Set all the material down again unchanged, without the pictures.

start Supplied data

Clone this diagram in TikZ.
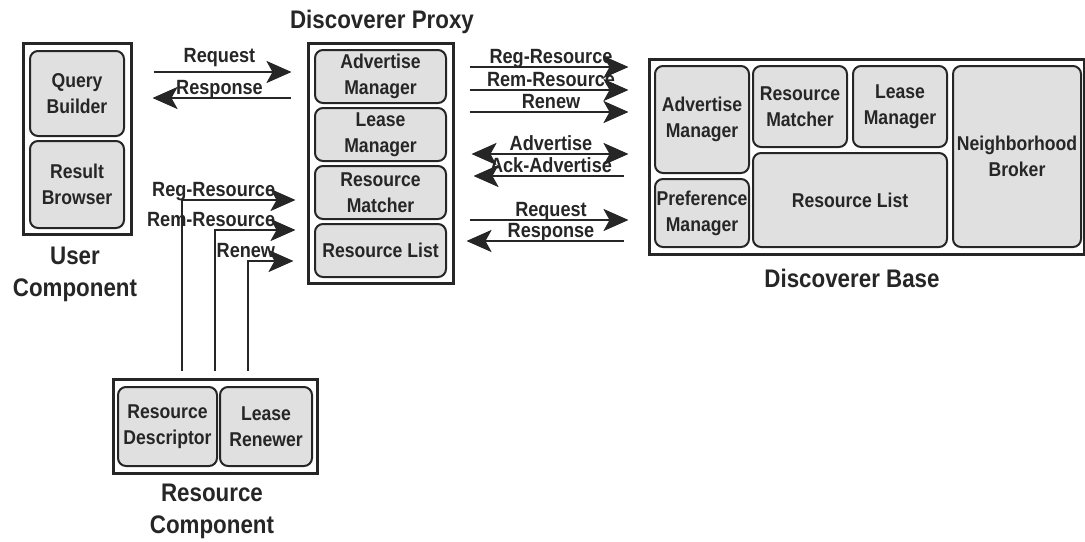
\documentclass[tikz,border=0pt]{standalone}
\usepackage{fontspec}
\setmainfont{Liberation Sans}[FakeStretch=0.88]
\usetikzlibrary{arrows.meta}
\colorlet{inx}{black!12}
\colorlet{inkx}{black!85}
\tikzset{
    outerbox/.style={draw=inkx,line width=1.5pt,inner sep=0pt},
    partbox/.style={draw=inkx,fill=inx,line width=1pt,rounded corners=4pt,inner sep=0pt,align=center,
        text=inkx,font=\fontsize{10}{13}\selectfont\bfseries},
    boxtitle/.style={align=center,text=inkx,font=\fontsize{12.7}{16}\selectfont\bfseries},
    flowarrow/.style={draw=inkx,line width=1.4pt,>={Stealth[length=12.5pt,width=11pt,inset=3pt]}},
    flowtag/.style={inner sep=1pt,text height=7.5pt,text depth=0pt,text=inkx,font=\fontsize{10.3}{11}\selectfont\bfseries}
}

\begin{document}
\begin{tikzpicture}[x=0.5pt,y=-0.5pt]
    \useasboundingbox (0,0) rectangle (1085,541);
    % user component
    \node [outerbox,minimum width=54pt,minimum height=95.5pt] (ucomp) at (77,138.5) {};
    \node [partbox,minimum width=47pt,minimum height=42.5pt] (qbuild) at (77,93.5) {Query\\Builder};
    \node [partbox,minimum width=47pt,minimum height=43.5pt] (rbrowse) at (77,184.5) {Result\\Browser};
    \node [boxtitle] (ulabel) at (75,274) {User\\Component};
    % discoverer proxy
    \node [outerbox,minimum width=72.5pt,minimum height=120pt] (proxy) at (380.5,163) {};
    \node [boxtitle] (plabel) at (382,22) {Discoverer Proxy};
    \foreach \n/\t [count=\i from 0] in {padv/{Advertise\\Manager},please/{Lease\\Manager},pmatch/{Resource\\Matcher},plist/{Resource List}} {
        \node [partbox,minimum width=65.5pt,minimum height=26.5pt] (\n) at (380.5,76.5+58*\i) {\t};
    }
    % discoverer base
    \node [outerbox,minimum width=217.5pt,minimum height=97.5pt] (base) at (866.5,156.5) {};
    \node [boxtitle] (blabel) at (852,278) {Discoverer Base};
    \node [partbox,minimum width=47pt,minimum height=53.5pt] (badv) at (702,119.5) {Advertise\\Manager};
    \node [partbox,minimum width=47pt,minimum height=34pt] (bpref) at (702,213) {Preference\\Manager};
    \node [partbox,minimum width=47pt,minimum height=40.5pt] (bmatch) at (800,106.5) {Resource\\Matcher};
    \node [partbox,minimum width=47pt,minimum height=40.5pt] (blease) at (900,106.5) {Lease\\Manager};
    \node [partbox,minimum width=97pt,minimum height=47pt] (blist) at (850,200) {Resource List};
    \node [partbox,minimum width=64pt,minimum height=90.5pt] (bneigh) at (1017,156.5) {Neighborhood\\Broker};
    % resource component
    \node [outerbox,minimum width=102pt,minimum height=47pt] (rcomp) at (215,426) {};
    \node [partbox,minimum width=49.5pt,minimum height=39.5pt] (rdesc) at (167.5,426.5) {Resource\\Descriptor};
    \node [partbox,minimum width=46pt,minimum height=39.5pt] (lrenew) at (266,426.5) {Lease\\Renewer};
    \node [boxtitle] (rlabel) at (212,511) {Resource\\Component};
    % user <-> proxy
    \draw [flowarrow,->,shorten <=10.5pt,shorten >=7.5pt] (ucomp.east |- 0,72) -- node [flowtag,above,yshift=3pt] {Request} (proxy.west |- 0,72);
    \draw [flowarrow,<-,shorten <=10pt,shorten >=8pt] (ucomp.east |- 0,98) -- node [flowtag,above] {Response} (proxy.west |- 0,98);
    % resource component -> proxy
    \draw [flowarrow,->,shorten <=3.5pt,shorten >=5.5pt] (rcomp.north -| 182,0) |- (proxy.west |- 0,200)
        node [flowtag,anchor=south east,xshift=-14pt] {Reg-Resource};
    \draw [flowarrow,->,shorten <=3.5pt,shorten >=5.5pt] (rcomp.north -| 215,0) |- (proxy.west |- 0,230)
        node [flowtag,anchor=south east,xshift=-14pt] {Rem-Resource};
    \draw [flowarrow,->,shorten <=3.5pt,shorten >=6.5pt] (rcomp.north -| 248,0) |- (proxy.west |- 0,261)
        node [flowtag,anchor=south east,xshift=-14pt] {Renew};
    % proxy <-> base
    \draw [flowarrow,->,shorten <=7.5pt,shorten >=9.5pt] (proxy.east |- 0,67) -- node [flowtag,above] {Reg-Resource} (base.west |- 0,67);
    \draw [flowarrow,->,shorten <=7.5pt,shorten >=9.5pt] (proxy.east |- 0,90) -- node [flowtag,above] {Rem-Resource} (base.west |- 0,90);
    \draw [flowarrow,->,shorten <=7.5pt,shorten >=9.5pt] (proxy.east |- 0,112) -- node [flowtag,above] {Renew} (base.west |- 0,112);
    \draw [flowarrow,<->,shorten <=8.5pt,shorten >=9.5pt] (proxy.east |- 0,154) -- node [flowtag,above] {Advertise} (base.west |- 0,154);
    \draw [flowarrow,<-,shorten <=9.5pt,shorten >=12pt] (proxy.east |- 0,176) -- node [flowtag,above] {Ack-Advertise} (base.west |- 0,176);
    \draw [flowarrow,->,shorten <=7.5pt,shorten >=9.5pt] (proxy.east |- 0,220) -- node [flowtag,above] {Request} (base.west |- 0,220);
    \draw [flowarrow,<-,shorten <=6pt,shorten >=12pt] (proxy.east |- 0,241) -- node [flowtag,above] {Response} (base.west |- 0,241);
\end{tikzpicture}
\end{document}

end Supplied data

§ **Written response**
Clone this diagram in TikZ.
\documentclass[tikz,border=0pt]{standalone}
\usepackage{fontspec}
\setmainfont{Liberation Sans}[FakeStretch=0.88]
\usetikzlibrary{arrows.meta}
\colorlet{inx}{black!12}
\colorlet{inkx}{black!85}
\tikzset{
    outerbox/.style={draw=inkx,line width=1.5pt,inner sep=0pt},
    partbox/.style={draw=inkx,fill=inx,line width=1pt,rounded corners=4pt,inner sep=0pt,align=center,
        text=inkx,font=\fontsize{10}{13}\selectfont\bfseries},
    boxtitle/.style={align=center,text=inkx,font=\fontsize{12.7}{16}\selectfont\bfseries},
    flowarrow/.style={draw=inkx,line width=1.4pt,>={Stealth[length=12.5pt,width=11pt,inset=3pt]}},
    flowtag/.style={inner sep=1pt,text height=7.5pt,text depth=0pt,text=inkx,font=\fontsize{10.3}{11}\selectfont\bfseries}
}

\begin{document}
\begin{tikzpicture}[x=0.5pt,y=-0.5pt]
    \useasboundingbox (0,0) rectangle (1085,541);
    % user component
    \node [outerbox,minimum width=54pt,minimum height=95.5pt] (ucomp) at (77,138.5) {};
    \node [partbox,minimum width=47pt,minimum height=42.5pt] (qbuild) at (77,93.5) {Query\\Builder};
    \node [partbox,minimum width=47pt,minimum height=43.5pt] (rbrowse) at (77,184.5) {Result\\Browser};
    \node [boxtitle] (ulabel) at (75,274) {User\\Component};
    % discoverer proxy
    \node [outerbox,minimum width=72.5pt,minimum height=120pt] (proxy) at (380.5,163) {};
    \node [boxtitle] (plabel) at (382,22) {Discoverer Proxy};
    \foreach \n/\t [count=\i from 0] in {padv/{Advertise\\Manager},please/{Lease\\Manager},pmatch/{Resource\\Matcher},plist/{Resource List}} {
        \node [partbox,minimum width=65.5pt,minimum height=26.5pt] (\n) at (380.5,76.5+58*\i) {\t};
    }
    % discoverer base
    \node [outerbox,minimum width=217.5pt,minimum height=97.5pt] (base) at (866.5,156.5) {};
    \node [boxtitle] (blabel) at (852,278) {Discoverer Base};
    \node [partbox,minimum width=47pt,minimum height=53.5pt] (badv) at (702,119.5) {Advertise\\Manager};
    \node [partbox,minimum width=47pt,minimum height=34pt] (bpref) at (702,213) {Preference\\Manager};
    \node [partbox,minimum width=47pt,minimum height=40.5pt] (bmatch) at (800,106.5) {Resource\\Matcher};
    \node [partbox,minimum width=47pt,minimum height=40.5pt] (blease) at (900,106.5) {Lease\\Manager};
    \node [partbox,minimum width=97pt,minimum height=47pt] (blist) at (850,200) {Resource List};
    \node [partbox,minimum width=64pt,minimum height=90.5pt] (bneigh) at (1017,156.5) {Neighborhood\\Broker};
    % resource component
    \node [outerbox,minimum width=102pt,minimum height=47pt] (rcomp) at (215,426) {};
    \node [partbox,minimum width=49.5pt,minimum height=39.5pt] (rdesc) at (167.5,426.5) {Resource\\Descriptor};
    \node [partbox,minimum width=46pt,minimum height=39.5pt] (lrenew) at (266,426.5) {Lease\\Renewer};
    \node [boxtitle] (rlabel) at (212,511) {Resource\\Component};
    % user <-> proxy
    \draw [flowarrow,->,shorten <=10.5pt,shorten >=7.5pt] (ucomp.east |- 0,72) -- node [flowtag,above,yshift=3pt] {Request} (proxy.west |- 0,72);
    \draw [flowarrow,<-,shorten <=10pt,shorten >=8pt] (ucomp.east |- 0,98) -- node [flowtag,above] {Response} (proxy.west |- 0,98);
    % resource component -> proxy
    \draw [flowarrow,->,shorten <=3.5pt,shorten >=5.5pt] (rcomp.north -| 182,0) |- (proxy.west |- 0,200)
        node [flowtag,anchor=south east,xshift=-14pt] {Reg-Resource};
    \draw [flowarrow,->,shorten <=3.5pt,shorten >=5.5pt] (rcomp.north -| 215,0) |- (proxy.west |- 0,230)
        node [flowtag,anchor=south east,xshift=-14pt] {Rem-Resource};
    \draw [flowarrow,->,shorten <=3.5pt,shorten >=6.5pt] (rcomp.north -| 248,0) |- (proxy.west |- 0,261)
        node [flowtag,anchor=south east,xshift=-14pt] {Renew};
    % proxy <-> base
    \draw [flowarrow,->,shorten <=7.5pt,shorten >=9.5pt] (proxy.east |- 0,67) -- node [flowtag,above] {Reg-Resource} (base.west |- 0,67);
    \draw [flowarrow,->,shorten <=7.5pt,shorten >=9.5pt] (proxy.east |- 0,90) -- node [flowtag,above] {Rem-Resource} (base.west |- 0,90);
    \draw [flowarrow,->,shorten <=7.5pt,shorten >=9.5pt] (proxy.east |- 0,112) -- node [flowtag,above] {Renew} (base.west |- 0,112);
    \draw [flowarrow,<->,shorten <=8.5pt,shorten >=9.5pt] (proxy.east |- 0,154) -- node [flowtag,above] {Advertise} (base.west |- 0,154);
    \draw [flowarrow,<-,shorten <=9.5pt,shorten >=12pt] (proxy.east |- 0,176) -- node [flowtag,above] {Ack-Advertise} (base.west |- 0,176);
    \draw [flowarrow,->,shorten <=7.5pt,shorten >=9.5pt] (proxy.east |- 0,220) -- node [flowtag,above] {Request} (base.west |- 0,220);
    \draw [flowarrow,<-,shorten <=6pt,shorten >=12pt] (proxy.east |- 0,241) -- node [flowtag,above] {Response} (base.west |- 0,241);
\end{tikzpicture}
\end{document}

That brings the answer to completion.